Huh, I think the guarantee we want to provide is:
“An API function called is guaranteed not to crash after the callback returns.”
This guarantee holds no matter what the callback function is set to, which corresponds to what you called “in any “stage”. Now, of course, this guarantee doesn’t say anything if the callback itself causes a crash (and the default callback does) because then the callback never returns, so there’s no “after the callback returns”.
Now that I’ve written this, I’m not sure what this actually means. In simple cases, the only thing the API function does after the callback returns is to return 0. This shouldn’t crash. But there are more complex cases:
- Some functions try to read more arguments from memory, e.g., 
secp256k1_ec_pubkey_cmp tries to read the memory at pubkey1 even after an invalid pubkey0 triggered the callback. This may crash if pubkey1 points to an invalid memory region. 
- Some functions write to their output arguments after the callback has returned (see #1736 for another rabbit hole…).
 
Perhaps what we should want to say here is something like this: “An API function called is guaranteed not to crash after the callback returns (unless the crash is unrelated to the violation that triggered the callback)”. But this is imprecise and ugly.
Perhaps we should drop this sentence entirely. It creates more confusion than it resolves. What about this?
“Should the callback return, the return value and output arguments of the API function call are undefined. Moreover, the same API call may trigger the callback again in this case.”
Note that all of this is about API guarantees, so the audience is API users. As a result, “debug stage” means “debug stage of a program using libsecp256k1”. (And as a side remark, note that the callbacks can be set at runtime, so strictly speaking, this is not (necessarily) about debug vs. release builds.) So if you develop a program (an application or another library) that uses the libsecp256k1 API, you may want to set a callback that does not crash for debugging purposes. I’m not entirely sure how useful this functionality is to API users, but this is what the docs here describe.
In practice, where this is useful is exactly in our internal tests, as you correctly point out. But what I’m trying to say is that these are our internal tests, where we may do everything because we control the implementation of the API functions.
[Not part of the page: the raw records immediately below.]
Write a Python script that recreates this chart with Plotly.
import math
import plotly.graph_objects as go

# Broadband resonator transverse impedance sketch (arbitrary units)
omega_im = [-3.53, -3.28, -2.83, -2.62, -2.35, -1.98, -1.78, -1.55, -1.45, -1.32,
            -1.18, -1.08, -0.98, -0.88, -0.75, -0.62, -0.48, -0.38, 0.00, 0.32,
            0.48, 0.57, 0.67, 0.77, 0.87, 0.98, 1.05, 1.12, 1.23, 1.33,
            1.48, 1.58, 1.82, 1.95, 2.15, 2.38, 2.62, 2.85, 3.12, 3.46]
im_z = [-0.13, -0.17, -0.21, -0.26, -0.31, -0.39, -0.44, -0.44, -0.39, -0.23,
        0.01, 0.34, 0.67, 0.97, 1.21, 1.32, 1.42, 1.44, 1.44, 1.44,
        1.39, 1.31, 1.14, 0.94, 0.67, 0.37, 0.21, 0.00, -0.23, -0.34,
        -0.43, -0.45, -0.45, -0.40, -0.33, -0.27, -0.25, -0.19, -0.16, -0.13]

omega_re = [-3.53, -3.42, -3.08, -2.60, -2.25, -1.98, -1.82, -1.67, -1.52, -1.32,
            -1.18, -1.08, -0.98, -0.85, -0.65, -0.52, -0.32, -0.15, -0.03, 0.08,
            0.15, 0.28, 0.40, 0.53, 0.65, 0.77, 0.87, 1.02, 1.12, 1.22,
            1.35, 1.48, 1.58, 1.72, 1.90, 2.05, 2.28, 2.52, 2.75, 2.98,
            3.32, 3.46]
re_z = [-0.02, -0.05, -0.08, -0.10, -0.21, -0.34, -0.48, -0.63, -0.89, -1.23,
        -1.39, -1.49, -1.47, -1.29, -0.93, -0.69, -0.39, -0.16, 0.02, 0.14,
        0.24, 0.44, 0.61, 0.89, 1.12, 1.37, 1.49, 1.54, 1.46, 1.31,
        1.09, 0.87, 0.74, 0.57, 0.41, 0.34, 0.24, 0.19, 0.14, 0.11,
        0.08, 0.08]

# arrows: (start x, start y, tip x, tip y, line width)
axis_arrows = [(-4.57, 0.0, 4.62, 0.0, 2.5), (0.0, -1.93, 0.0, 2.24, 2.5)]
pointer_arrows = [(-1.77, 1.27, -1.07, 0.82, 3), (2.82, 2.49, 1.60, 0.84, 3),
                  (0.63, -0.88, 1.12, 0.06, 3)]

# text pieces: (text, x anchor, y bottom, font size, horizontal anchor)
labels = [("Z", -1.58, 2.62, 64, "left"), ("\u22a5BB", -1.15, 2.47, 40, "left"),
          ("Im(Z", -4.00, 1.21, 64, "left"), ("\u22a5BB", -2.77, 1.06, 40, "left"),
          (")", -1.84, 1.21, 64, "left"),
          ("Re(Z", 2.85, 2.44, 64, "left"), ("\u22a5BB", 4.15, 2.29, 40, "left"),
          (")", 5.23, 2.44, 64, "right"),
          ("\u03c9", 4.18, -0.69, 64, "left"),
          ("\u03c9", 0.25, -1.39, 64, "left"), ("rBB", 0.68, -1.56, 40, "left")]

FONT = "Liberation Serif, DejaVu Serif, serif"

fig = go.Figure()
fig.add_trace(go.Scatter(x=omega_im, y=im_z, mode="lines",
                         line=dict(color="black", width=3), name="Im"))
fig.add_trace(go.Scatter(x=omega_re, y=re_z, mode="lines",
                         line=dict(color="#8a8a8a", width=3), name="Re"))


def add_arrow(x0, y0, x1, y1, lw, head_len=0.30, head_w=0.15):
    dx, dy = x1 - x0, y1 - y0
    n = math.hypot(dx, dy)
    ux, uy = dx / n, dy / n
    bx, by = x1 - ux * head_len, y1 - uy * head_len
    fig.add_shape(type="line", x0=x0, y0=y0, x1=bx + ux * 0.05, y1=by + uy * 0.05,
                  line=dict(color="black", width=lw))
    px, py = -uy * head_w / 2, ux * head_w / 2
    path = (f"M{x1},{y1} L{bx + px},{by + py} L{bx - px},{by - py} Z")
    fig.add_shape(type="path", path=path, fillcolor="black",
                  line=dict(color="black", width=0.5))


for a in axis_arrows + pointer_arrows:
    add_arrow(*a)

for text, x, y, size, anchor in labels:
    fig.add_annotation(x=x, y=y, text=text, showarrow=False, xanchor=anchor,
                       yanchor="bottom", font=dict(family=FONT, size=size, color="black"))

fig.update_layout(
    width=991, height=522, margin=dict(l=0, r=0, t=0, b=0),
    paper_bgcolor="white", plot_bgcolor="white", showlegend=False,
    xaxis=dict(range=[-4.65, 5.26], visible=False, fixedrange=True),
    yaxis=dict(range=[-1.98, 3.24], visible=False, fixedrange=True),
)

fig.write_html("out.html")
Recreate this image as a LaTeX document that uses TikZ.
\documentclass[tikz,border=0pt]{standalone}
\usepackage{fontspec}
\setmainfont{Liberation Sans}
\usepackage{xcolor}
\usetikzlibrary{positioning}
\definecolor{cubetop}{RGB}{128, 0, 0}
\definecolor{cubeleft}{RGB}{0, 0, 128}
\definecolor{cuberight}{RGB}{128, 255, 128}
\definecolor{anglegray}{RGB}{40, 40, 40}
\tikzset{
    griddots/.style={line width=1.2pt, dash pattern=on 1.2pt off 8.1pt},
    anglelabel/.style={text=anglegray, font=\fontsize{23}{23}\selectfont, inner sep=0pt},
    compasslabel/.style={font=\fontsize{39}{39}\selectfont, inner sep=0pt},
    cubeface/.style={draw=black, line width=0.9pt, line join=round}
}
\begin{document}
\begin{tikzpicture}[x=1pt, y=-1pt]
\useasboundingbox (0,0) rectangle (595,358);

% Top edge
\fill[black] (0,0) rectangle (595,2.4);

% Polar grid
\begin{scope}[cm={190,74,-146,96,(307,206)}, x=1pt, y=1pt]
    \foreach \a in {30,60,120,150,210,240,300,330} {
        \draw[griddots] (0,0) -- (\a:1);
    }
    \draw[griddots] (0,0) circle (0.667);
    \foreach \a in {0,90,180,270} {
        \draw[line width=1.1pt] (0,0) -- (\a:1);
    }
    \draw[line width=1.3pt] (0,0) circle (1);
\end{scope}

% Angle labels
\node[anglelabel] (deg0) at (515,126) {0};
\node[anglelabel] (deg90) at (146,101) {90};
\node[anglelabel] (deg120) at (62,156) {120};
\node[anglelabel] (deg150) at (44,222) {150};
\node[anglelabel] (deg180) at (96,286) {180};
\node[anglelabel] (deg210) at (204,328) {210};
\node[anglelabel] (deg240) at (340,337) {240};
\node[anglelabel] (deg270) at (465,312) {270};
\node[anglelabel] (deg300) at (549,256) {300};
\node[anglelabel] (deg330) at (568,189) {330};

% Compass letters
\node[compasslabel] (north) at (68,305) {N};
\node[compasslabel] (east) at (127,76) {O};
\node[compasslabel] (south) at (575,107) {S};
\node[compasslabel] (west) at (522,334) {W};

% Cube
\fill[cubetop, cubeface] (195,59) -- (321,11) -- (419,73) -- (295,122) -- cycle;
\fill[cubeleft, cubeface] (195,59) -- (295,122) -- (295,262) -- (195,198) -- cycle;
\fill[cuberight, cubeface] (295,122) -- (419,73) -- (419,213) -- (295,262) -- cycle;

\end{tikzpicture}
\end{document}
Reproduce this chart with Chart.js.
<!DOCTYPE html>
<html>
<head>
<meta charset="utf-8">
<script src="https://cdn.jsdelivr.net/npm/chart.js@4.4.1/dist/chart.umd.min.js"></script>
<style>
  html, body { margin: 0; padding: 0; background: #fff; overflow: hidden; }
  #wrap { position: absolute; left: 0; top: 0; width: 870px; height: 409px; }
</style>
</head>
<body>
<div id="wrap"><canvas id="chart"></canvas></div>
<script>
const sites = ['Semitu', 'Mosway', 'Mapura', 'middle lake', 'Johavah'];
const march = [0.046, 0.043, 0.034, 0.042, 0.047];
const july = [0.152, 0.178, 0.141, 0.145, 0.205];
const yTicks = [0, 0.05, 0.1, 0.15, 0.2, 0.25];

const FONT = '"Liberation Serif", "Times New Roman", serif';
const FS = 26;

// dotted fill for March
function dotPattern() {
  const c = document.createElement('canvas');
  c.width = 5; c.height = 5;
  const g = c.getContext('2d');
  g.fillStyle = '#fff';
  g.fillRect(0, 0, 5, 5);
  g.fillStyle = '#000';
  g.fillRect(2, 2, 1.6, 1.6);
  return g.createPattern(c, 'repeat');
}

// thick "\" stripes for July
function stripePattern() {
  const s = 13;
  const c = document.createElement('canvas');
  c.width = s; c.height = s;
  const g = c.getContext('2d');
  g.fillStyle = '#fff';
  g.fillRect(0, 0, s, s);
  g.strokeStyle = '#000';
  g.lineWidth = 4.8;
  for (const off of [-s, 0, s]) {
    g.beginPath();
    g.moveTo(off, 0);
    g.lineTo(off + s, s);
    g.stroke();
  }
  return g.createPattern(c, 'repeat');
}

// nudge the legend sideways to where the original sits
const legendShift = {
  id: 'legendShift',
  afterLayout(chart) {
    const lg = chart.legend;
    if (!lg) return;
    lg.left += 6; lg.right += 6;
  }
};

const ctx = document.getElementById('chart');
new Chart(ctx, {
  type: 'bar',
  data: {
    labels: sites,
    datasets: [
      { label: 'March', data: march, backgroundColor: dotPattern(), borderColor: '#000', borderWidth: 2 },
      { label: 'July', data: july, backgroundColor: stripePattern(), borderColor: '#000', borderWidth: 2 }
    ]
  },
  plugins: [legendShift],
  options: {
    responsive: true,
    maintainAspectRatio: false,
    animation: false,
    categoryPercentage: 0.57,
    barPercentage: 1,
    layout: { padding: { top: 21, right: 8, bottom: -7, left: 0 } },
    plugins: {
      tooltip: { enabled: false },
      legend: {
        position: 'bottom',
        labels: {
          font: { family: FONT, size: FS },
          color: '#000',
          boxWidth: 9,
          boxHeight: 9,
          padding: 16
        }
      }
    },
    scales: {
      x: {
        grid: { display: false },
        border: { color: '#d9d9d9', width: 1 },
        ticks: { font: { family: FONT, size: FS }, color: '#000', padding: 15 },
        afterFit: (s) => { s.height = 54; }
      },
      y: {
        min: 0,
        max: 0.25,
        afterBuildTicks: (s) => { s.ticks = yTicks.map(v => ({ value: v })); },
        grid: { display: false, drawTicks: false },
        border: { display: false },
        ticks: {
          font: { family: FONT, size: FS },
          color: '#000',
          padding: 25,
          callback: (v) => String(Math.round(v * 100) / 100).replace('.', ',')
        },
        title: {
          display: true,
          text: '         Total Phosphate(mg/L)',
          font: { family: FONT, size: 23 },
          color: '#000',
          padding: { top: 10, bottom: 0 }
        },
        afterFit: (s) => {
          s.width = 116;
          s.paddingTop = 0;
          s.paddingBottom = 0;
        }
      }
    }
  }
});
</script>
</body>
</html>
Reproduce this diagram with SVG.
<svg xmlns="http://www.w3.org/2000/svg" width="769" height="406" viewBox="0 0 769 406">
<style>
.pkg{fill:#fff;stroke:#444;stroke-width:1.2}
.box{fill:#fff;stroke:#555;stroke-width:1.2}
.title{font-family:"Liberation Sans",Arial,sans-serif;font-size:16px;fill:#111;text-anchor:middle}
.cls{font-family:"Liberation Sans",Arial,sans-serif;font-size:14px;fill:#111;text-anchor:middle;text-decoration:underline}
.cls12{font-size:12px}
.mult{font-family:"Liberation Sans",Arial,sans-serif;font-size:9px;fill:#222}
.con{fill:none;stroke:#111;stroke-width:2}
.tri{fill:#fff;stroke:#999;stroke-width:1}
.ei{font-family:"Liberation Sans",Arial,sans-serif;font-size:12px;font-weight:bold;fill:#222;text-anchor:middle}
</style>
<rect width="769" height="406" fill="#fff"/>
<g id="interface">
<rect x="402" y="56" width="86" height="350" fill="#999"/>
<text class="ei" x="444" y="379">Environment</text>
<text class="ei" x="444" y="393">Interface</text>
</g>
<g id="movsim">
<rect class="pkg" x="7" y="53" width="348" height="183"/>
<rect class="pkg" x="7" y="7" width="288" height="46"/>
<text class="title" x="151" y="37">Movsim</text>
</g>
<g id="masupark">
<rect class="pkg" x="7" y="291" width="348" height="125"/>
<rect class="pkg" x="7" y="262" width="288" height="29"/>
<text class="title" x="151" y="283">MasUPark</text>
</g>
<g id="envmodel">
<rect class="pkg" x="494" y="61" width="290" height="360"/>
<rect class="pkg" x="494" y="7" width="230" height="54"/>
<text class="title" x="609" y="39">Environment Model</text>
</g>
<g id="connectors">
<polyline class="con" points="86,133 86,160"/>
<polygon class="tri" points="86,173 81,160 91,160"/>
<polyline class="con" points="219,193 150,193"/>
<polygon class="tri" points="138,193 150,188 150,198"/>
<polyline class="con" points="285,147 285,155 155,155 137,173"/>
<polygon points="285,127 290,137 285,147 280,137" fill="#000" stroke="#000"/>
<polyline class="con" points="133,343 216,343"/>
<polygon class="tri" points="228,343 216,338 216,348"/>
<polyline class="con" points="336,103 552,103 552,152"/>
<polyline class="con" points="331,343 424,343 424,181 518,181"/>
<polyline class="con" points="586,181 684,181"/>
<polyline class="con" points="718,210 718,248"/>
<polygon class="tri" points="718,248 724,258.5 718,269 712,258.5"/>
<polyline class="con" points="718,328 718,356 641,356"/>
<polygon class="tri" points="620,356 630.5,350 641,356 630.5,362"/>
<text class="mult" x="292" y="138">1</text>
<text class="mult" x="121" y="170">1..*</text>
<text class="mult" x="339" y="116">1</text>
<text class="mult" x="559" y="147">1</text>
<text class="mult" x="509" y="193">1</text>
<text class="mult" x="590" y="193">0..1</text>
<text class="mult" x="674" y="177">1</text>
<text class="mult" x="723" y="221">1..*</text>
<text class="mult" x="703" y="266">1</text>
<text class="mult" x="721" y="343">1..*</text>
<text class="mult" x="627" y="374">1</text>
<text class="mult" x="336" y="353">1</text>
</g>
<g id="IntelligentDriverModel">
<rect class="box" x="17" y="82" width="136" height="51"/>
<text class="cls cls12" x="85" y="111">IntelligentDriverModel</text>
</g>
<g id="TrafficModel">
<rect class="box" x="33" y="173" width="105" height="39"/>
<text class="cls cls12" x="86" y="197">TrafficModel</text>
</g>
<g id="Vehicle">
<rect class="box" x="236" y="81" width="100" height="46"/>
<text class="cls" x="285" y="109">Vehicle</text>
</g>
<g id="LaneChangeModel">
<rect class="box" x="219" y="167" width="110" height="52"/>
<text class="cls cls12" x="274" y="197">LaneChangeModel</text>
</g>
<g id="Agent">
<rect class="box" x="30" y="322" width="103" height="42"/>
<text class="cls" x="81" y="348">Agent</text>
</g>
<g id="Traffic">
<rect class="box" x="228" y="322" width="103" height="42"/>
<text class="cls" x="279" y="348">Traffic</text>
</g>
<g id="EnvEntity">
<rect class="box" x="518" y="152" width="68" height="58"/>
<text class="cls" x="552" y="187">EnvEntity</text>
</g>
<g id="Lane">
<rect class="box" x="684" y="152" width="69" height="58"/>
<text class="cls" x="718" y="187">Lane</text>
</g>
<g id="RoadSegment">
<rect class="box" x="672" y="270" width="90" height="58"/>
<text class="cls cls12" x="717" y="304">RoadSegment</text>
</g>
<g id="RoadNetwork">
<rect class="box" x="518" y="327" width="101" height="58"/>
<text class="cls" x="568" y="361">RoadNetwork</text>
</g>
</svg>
So we could also have an internal way of setting a counting callback that is not exposed through the public API.
If you ask me, the main purpose of setting callback functions is that you can control how the library crashes in production code. Maybe in your application, you don’t want abort() but a more graceful termination. Or you can’t use the default callback because it writes an error message to stdout but you don’t have stdout because you’re developing for a hardware wallet. (In the latter case, setting callbacks at runtime won’t help you because the program won’t compile in the first place. We’ve added compile-time overrides for this case.)
And on a last note, I don’t think all of this is optimally designed. I believe we’d do some things differently if we had a chance to start from scratch.